The “‘Mag 7 drives everything’ regime is not in vogue right now,” Smolinski said. Instead, he was seeing broader performance differences both within large- and mega-cap stocks and across market-cap segments, with small caps doing particularly well.
“Mag 7” is shorthand for the Magnificent Seven: Apple (AAPL), Microsoft (MSFT), Amazon (AMZN), Alphabet (GOOGL), Meta Platforms (META), Tesla (TSLA), and Nvidia (NVDA).
Erik Smolinski
Slide No. 13 examines how quickly investors bought the first half’s only pullback of at least 3%.
After falling 9.1%, the S&P 500 recovered its losses in 11 trading days — three days faster than the median recovery time for comparable drawdowns from 2021 through 2025.
To Smolinski, the speed of the rebound suggested that the forces supporting the market had remained intact despite the volatility. The episode “broadly indicates that despite the short-term volatility, underlying market drivers are still in force and supported by broader positioning,” he said.
Still, he cautioned against drawing a sweeping conclusion from a single event. The data describe one rapid buying dip, not definitive proof that every future decline will reverse just as quickly.
Erik Smolinski
One of the biggest risks Smolinski is watching in the second half is a renewed rise in interest rates.
At the time he prepared the review, futures markets were pricing in the possibility of a Fed rate hike at the September meeting.

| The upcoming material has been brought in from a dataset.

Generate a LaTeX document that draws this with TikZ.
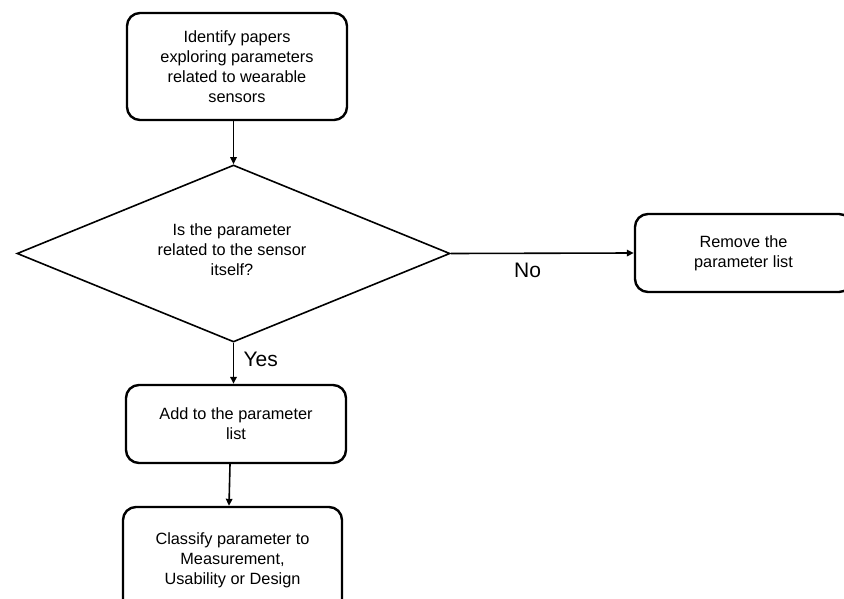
\documentclass[tikz,border=0pt]{standalone}
\usepackage{fontspec}
\setmainfont{Liberation Sans}
\usetikzlibrary{shapes.geometric,arrows.meta}
\begin{document}
\begin{tikzpicture}[x=1pt,y=-1pt,
  every node/.style={font=\fontsize{16.3}{20}\selectfont, align=center, text=black},
  procbox/.style={draw, line width=2.4pt, rounded corners=13pt, inner sep=0pt},
  decide/.style={draw, diamond, line width=1.6pt, inner sep=0pt},
  flow/.style={line width=1.6pt, -{Triangle[length=7pt,width=6.5pt]}},
  lbl/.style={font=\fontsize{21}{24}\selectfont}]
\useasboundingbox (0,0) rectangle (844,599);
\clip (0,0) rectangle (844,599);
\node[procbox, minimum width=220pt, minimum height=107pt] (identify) at (237,66.5)
  {Identify papers\\exploring parameters\\related to wearable\\sensors};
\node[decide, minimum width=433pt, minimum height=177pt] (dia) at (233.5,253.5) {};
\node (q) at (232,250) {Is the parameter\\related to the sensor\\itself?};
\node[procbox, minimum width=217pt, minimum height=78pt] (remove) at (743.5,253)
  {Remove the\\parameter list};
\node[procbox, minimum width=220pt, minimum height=78pt] (add) at (236,424)
  {Add to the parameter\\list};
\node[procbox, minimum width=219pt, minimum height=107pt] (classify) at (232.5,560.5)
  {Classify parameter to\\Measurement,\\Usability or Design};
\draw[flow] (identify.south -| dia.north) -- (dia.north);
\draw[flow] (dia.east) -- (remove.west) node[lbl, pos=0.42, below=6pt] {No};
\draw[flow] (dia.south) -- (add.north -| dia.south) node[lbl, pos=0.4, right=6pt] {Yes};
\draw[flow] (add.south -| 230,0) -- (classify.north -| 229,0);
\end{tikzpicture}
\end{document}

Such a move could have “a pretty significant impact” on the broadening trend he identified earlier, he said, potentially curbing small-cap stocks’ momentum and partially restoring the relative leadership of mega-cap and technology companies.
Toward the end of the H1 review, Smolinski offers three scenarios for the second half.
Erik Smolinski
He closes the review by scrutinizing the analysis itself: where the data came from, how he tested his claims, and where the conclusions may be less reliable.
He built the review using freely available data, including market prices from the yfinance library, economic and interest-rate data from the Federal Reserve’s FRED database, and the Cboe SKEW Index as a gauge of tail risk.
Erik Smolinski
Smolinski believes that individual investors can benefit from a similar exercise. You don’t necessarily need to build a 19-slide deck, but start by scheduling a structured checkup, perhaps quarterly or at least annually, to ask whether your investments still align with your goals and risk tolerance.
A useful place to begin is performance.
“For the regular investor, a great thing to compare your performance against is SPY, QQQ, IWM, TLT, and GLD,” he said. “Compare the performance of your holdings against those five tickers and just ask yourself, ‘Am I cool with this? Do I think that I’m set up appropriately?’ And if so, great, you don’t have to do anything.”
An AAR may simply confirm that your portfolio is behaving as intended, but it can also expose excessive fees, persistent underperformance, or an investment that no longer serves its original purpose.
“You might find that the mutual fund you’re in is actually sucking the soul out of your account, causing higher costs and lower returns,” Smolinski said. “And you might make a change.”